How Do You Mend a Broken Heart?


Not mine… mine’s still in one piece. 😉

But, someone who means the world to me, who is suffering, feeling quite broken and even though they have all one would think they ‘need’ right there in front of them…along comes a reminder. A reminder that someone else took their heart, their trust and their love, snatched it like a baby bird from a nest and crushed it into dust.

Just. Like. That.

How do we get over that? How can we bear watching them skip along in life, untouched, unscathed – knowing they could care less about the carnage they left behind in their wake.

I think at some time or another, we all get familiar with that feeling. That we were used and completely taken for a fool. I’ve been there, lied to, taken advantage of by smiling eyes and ‘I love you’s’ that meant as much to them as monopoly money means to a bank.

How much is one’s trust worth? It’s priceless.

There are users in this big ‘ole world, and there are givers and everything in-between. I believe everything and every person has a purpose. Users come into our lives to teach us about giving, but more importantly…about receiving.  Lots of people are good at giving but ask them to receive back what they’ve given to others? It’s sometimes very hard for them to do.

How do you mend a broken heart?

With love, of course…

Love, patience and kindness. Time…tenderness and helping that sweet, messy, adorable,  heart, learn to receive back, all of that which was taken for granted, before. All that they deserved from another and didn’t get, offer it up to them but don’t think they’ll accept it willingly. Because they may not, at first. The wounds are still fresh and bleeding; you haven’t yet proven yourself.

But that’s okay. Bide your time, take a step back and wait for them to come to you.

Even if they never do, one day they’ll realize their own worth, just by remembering what was offered with no strings attached, from you. They’ll let go of that ‘string’ from that ‘other person’ and forgive. These are valuable lessons. We must forgive in order to move forward; we have to let go.

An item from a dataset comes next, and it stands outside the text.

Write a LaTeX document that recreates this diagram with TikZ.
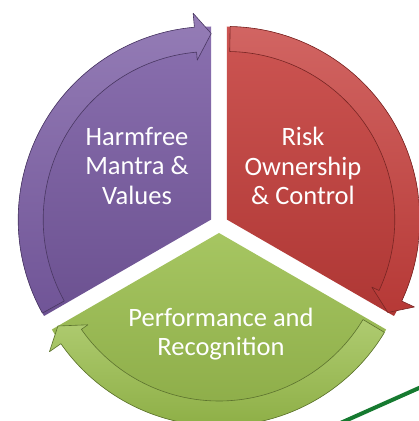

This isn’t easy and some never do. Some carry the pain with them, always and they don’t need to.

Healing is a very personal thing. It can’t be rushed. But love? It’s a constant. So give it to them, let them know it’s unconditional (real love always is), be there for them. Don’t scold. Don’t allow your own insecurities to diminish what you offer. Be true. Be real.

Give them room to breathe, space and solitude if they need it but make sure they know you’re only a text, a phone call, a short drive, a kiss…away.